Sour plummy prune dried fruiting raids pure maple syruping and lactic vanilla dalliance of earthily resinous English-styled porter. Tart green grape esters enhance sour dried fruiting and raw molasses bittering, leaving dark chocolate depletion in its wake.
Amply maple-glazed Imperial Porter retains fudgy vanilla-beaned cocoa nibs richness above earthen nutty bottom. Lactic mocha vanilla continuance and syrupy maple molasses absorb ashen pecan, cola and walnut char.
On tap at Plank Pizza, splendid chocolate-milked YooHoo entry gains subtly rich maple syruping. Fudged brownie creaming and mild vanilla spicing increases syrupy maple, caramel, toffee and cocoa sugaring for amiable dessert treat.
On tap at Ambulance, richly creamed mocha-bound full body (limited edition 2015 release) may not live up to its heady moniker, but the results are fine. Though lacking expectant bacon-greased surety and smoky maple molasses intrigue, nutty black chocolate thickness and roasted coffee bittering gain prominence with full-throttle luster. Sweet chestnut-hazelnut conflux and bitter walnut char receive minor candied maple glaze overridden by demanding mocha assault.
Tinny purple-canned dark ale stays too aridly acrid for advertised maple sugaring to register properly. Off-putting grapefruit-orange souring never matches with hop-charred day-old coffee midst. Phenol finish picks up coarse walnut char.

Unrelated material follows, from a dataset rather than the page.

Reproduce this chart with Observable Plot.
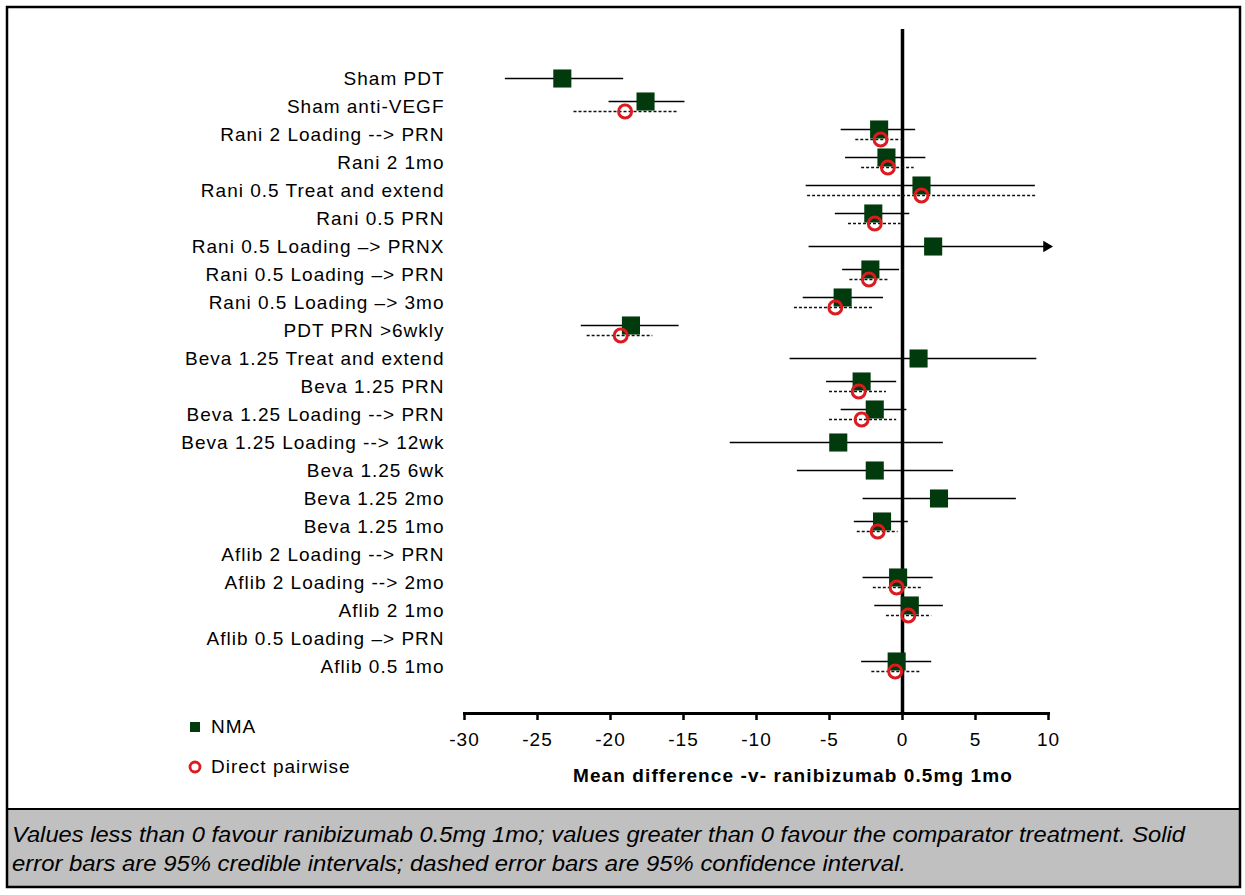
<!DOCTYPE html>
<html>
<head>
<meta charset="utf-8">
<script src="https://cdn.jsdelivr.net/npm/d3@7"></script>
<script src="https://cdn.jsdelivr.net/npm/@observablehq/plot@0.6"></script>
<style>
  html, body { margin: 0; padding: 0; background: #fff; }
  #fig { position: relative; width: 1245px; height: 895px; font-family: "Liberation Sans", Arial, sans-serif; }
  #fig > svg { position: absolute; left: 0; top: 0; }
</style>
</head>
<body>
<div id="fig"></div>
<script>
// Treatments, top to bottom
const treatments = [
  "Sham PDT",
  "Sham anti-VEGF",
  "Rani 2 Loading --> PRN",
  "Rani 2 1mo",
  "Rani 0.5 Treat and extend",
  "Rani 0.5 PRN",
  "Rani 0.5 Loading \u2013> PRNX",
  "Rani 0.5 Loading \u2013> PRN",
  "Rani 0.5 Loading \u2013> 3mo",
  "PDT PRN >6wkly",
  "Beva 1.25 Treat and extend",
  "Beva 1.25 PRN",
  "Beva 1.25 Loading --> PRN",
  "Beva 1.25 Loading --> 12wk",
  "Beva 1.25 6wk",
  "Beva 1.25 2mo",
  "Beva 1.25 1mo",
  "Aflib 2 Loading --> PRN",
  "Aflib 2 Loading --> 2mo",
  "Aflib 2 1mo",
  "Aflib 0.5 Loading \u2013> PRN",
  "Aflib 0.5 1mo"
];

// Network meta-analysis: mean difference and 95% credible interval
const nmaMean = [-23.3, -17.6, -1.6, -1.1, 1.3, -2.0, 2.1, -2.2, -4.1, -18.6, 1.1, -2.8, -1.9, -4.4, -1.9, 2.5, -1.4, null, -0.3, 0.5, null, -0.4];
const nmaLow  = [-27.2, -20.1, -4.2, -3.9, -6.6, -4.6, -6.4, -4.1, -6.8, -22.0, -7.7, -5.2, -4.2, -11.8, -7.2, -2.7, -3.3, null, -2.7, -1.9, null, -2.8];
const nmaHigh = [-19.1, -14.9, 0.9, 1.6, 9.1, 0.5, 12.0, -0.2, -1.3, -15.3, 9.2, -0.4, 0.3, 2.8, 3.5, 7.8, 0.4, null, 2.1, 2.8, null, 2.0];

// Direct pairwise meta-analysis: mean difference and 95% confidence interval
const dirMean = [null, -19.0, -1.5, -1.0, 1.3, -1.9, null, -2.3, -4.6, -19.3, null, -3.0, -2.8, null, null, null, -1.7, null, -0.4, 0.4, null, -0.5];
const dirLow  = [null, -22.5, -3.2, -2.8, -6.5, -3.7, null, -3.6, -7.4, -21.6, null, -5.0, -5.0, null, null, null, -3.1, null, -2.0, -1.1, null, -2.1];
const dirHigh = [null, -15.4, -0.1, 0.8, 9.2, -0.1, null, -0.9, -2.0, -17.1, null, -1.1, -0.4, null, null, null, -0.3, null, 1.3, 2.0, null, 1.2];

const xTicks = [-30, -25, -20, -15, -10, -5, 0, 5, 10];
const xDomain = [-30, 10];
const xTitle = "Mean difference -v- ranibizumab 0.5mg 1mo";
const captionLines = [
  "Values less than 0 favour ranibizumab 0.5mg 1mo; values greater than 0 favour the comparator treatment. Solid",
  "error bars are 95% credible intervals; dashed error bars are 95% confidence interval."
];
const legendItems = ["NMA", "Direct pairwise"];

const NMA_COLOR = "#013a0c";
const DIR_COLOR = "#dd1a1f";
const FONT = "Liberation Sans, Arial, sans-serif";

const rows = treatments.map((name, i) => ({
  name,
  nma: nmaMean[i], nmaLo: nmaLow[i], nmaHi: nmaHigh[i],
  dir: dirMean[i], dirLo: dirLow[i], dirHi: dirHigh[i]
}));
const nmaRows = rows.filter(d => d.nma != null);
const nmaPaired = nmaRows.filter(d => d.dir != null);   // shifted up when a direct estimate sits below
const nmaAlone = nmaRows.filter(d => d.dir == null);
const dirRows = rows.filter(d => d.dir != null);
const xMax = xDomain[1];

const fig = document.getElementById("fig");

// Background layer: border, caption panel, legend and axis title
const bg = d3.select(fig).append("svg")
  .attr("xmlns", "http://www.w3.org/2000/svg").attr("width", 1245).attr("height", 895);
bg.append("rect").attr("x", 7).attr("y", 808).attr("width", 1233).attr("height", 79).attr("fill", "#c0c0c0");
bg.append("line").attr("x1", 7).attr("x2", 1240).attr("y1", 809).attr("y2", 809).attr("stroke", "#000").attr("stroke-width", 2);
bg.append("rect").attr("x", 7).attr("y", 7).attr("width", 1233).attr("height", 880)
  .attr("fill", "none").attr("stroke", "#000").attr("stroke-width", 2.5);
captionLines.forEach((t, i) => {
  const widths = [1173, 894];
  bg.append("text").attr("x", 12).attr("y", 842 + i * 29)
    .attr("font-size", 22).attr("font-style", "italic")
    .attr("font-family", FONT)
    .attr("textLength", widths[i]).attr("lengthAdjust", "spacingAndGlyphs")
    .text(t);
});
// Legend
bg.append("rect").attr("x", 190).attr("y", 722).attr("width", 10).attr("height", 10).attr("fill", NMA_COLOR);
bg.append("circle").attr("cx", 195).attr("cy", 767).attr("r", 5).attr("fill", "none").attr("stroke", DIR_COLOR).attr("stroke-width", 2.8);
legendItems.forEach((t, i) => {
  bg.append("text").attr("x", 211).attr("y", 733 + i * 40)
    .attr("font-size", 19).attr("letter-spacing", "1px").attr("font-family", FONT).text(t);
});
bg.append("text").attr("x", 793).attr("y", 782).attr("text-anchor", "middle")
  .attr("font-size", 19).attr("font-weight", "bold").attr("letter-spacing", "1.1px")
  .attr("font-family", FONT).text(xTitle);

// Forest plot
const chart = Plot.plot({
  width: 1245,
  height: 800,
  marginLeft: 464,
  marginRight: 197,
  marginTop: 29,
  marginBottom: 87,
  style: { fontFamily: FONT, fontSize: "19px", letterSpacing: "1px", color: "#000", background: "transparent", overflow: "visible" },
  x: { domain: xDomain, ticks: xTicks },
  y: { type: "point", domain: treatments, range: [59.3, 683.7] },
  marks: [
    Plot.ruleX([0], { stroke: "#000", strokeWidth: 3.5 }),
    Plot.frame({ anchor: "bottom", stroke: "#000", strokeWidth: 3 }),
    Plot.axisX({ ticks: xTicks, tickFormat: d => String(d), tickSize: 7, tickPadding: 12, strokeWidth: 2.5, fontSize: 19, label: null }),
    Plot.axisY({ tickSize: 0, tickPadding: 20, fontSize: 19, label: null }),
    // 95% credible intervals (solid)
    Plot.ruleY(nmaPaired, { y: "name", x1: "nmaLo", x2: d => Math.min(d.nmaHi, xMax), dy: -5, stroke: "#000", strokeWidth: 1.3 }),
    Plot.ruleY(nmaAlone, { y: "name", x1: "nmaLo", x2: d => Math.min(d.nmaHi, xMax), stroke: "#000", strokeWidth: 1.3 }),
    // Intervals running past the axis end get an arrowhead
    Plot.dot(nmaAlone.filter(d => d.nmaHi > xMax), { x: () => xMax, y: "name", symbol: "triangle", rotate: 90, r: 4.2, dx: -2, fill: "#000" }),
    // 95% confidence intervals (dashed)
    Plot.ruleY(dirRows, { y: "name", x1: "dirLo", x2: "dirHi", dy: 5, stroke: "#111", strokeWidth: 1.3, strokeDasharray: "3,2" }),
    // Point estimates
    Plot.dot(nmaPaired, { x: "nma", y: "name", dy: -5, symbol: "square", r: 10.2, fill: NMA_COLOR }),
    Plot.dot(nmaAlone, { x: "nma", y: "name", symbol: "square", r: 10.2, fill: NMA_COLOR }),
    Plot.dot(dirRows, { x: "dir", y: "name", dy: 5, r: 6.5, fill: "none", stroke: DIR_COLOR, strokeWidth: 3 })
  ]
});
fig.appendChild(chart);
</script>
</body>
</html>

On tap at Twisted Elm, abstruse hybrid blends treacly molasses with smoky chocolate malts and sharp-hopped dried fruiting (staying richer than typically subtler Innis & Gunn fare). In the backdrop, plum-dried raisin puree, black cherry and purple grape illusions battle back whiskey-sugared dark rum spicing. Ephemeral coffee, vanilla and caramel undertones deepen unspecific mocha finish.
On tap at Track 84, muddled cola-hazed medium body never fully integrates. Murky maple sugaring depleted by raw molasses acridity and day-old coffee nuttiness. Brown-sugared black patent malting and chalky black chocolate snip lose luster.
Underwhelming milk chocolate creaming and diffident coffee-dried cocoa powdering too thin for hybrid porter. Syrupy maple molasses glaze falters alongside hop-charred coarsening. Ancillary vanilla bean, black cherry, chicory, cola nut and walnut illusions fade fast.
Hearty porter with smoky maple extract and caramel coating. Upon swallowing, molasses-chocolate ire kicks in, remaining firm at pervasive pecan finish. Not quite as robust as most top shelf porters, but maybe more sweetly flavorful.
Sugary chocolate presence and smooth grain rush provide decent up-front assertion. However, lack of mocha malt penetration and syrupy yeast thew hurts this caramel porter. Too reliant on thin maple finish and lightweight water texture for its broadened class.
Unlikely earthy peat malt opening sidles sweet tobacco, ashy maple, and burnt caramel influence of tan-headed, frothy-laced, cola-flowing dry port. Sticky mocha-honey-vanilla blend devours smoked cedar nuance, impending coffee inkling, and orange-bruised dried prune sourness before tingling over-carbonation, sputtered hop roast, and astringent finish disrupt.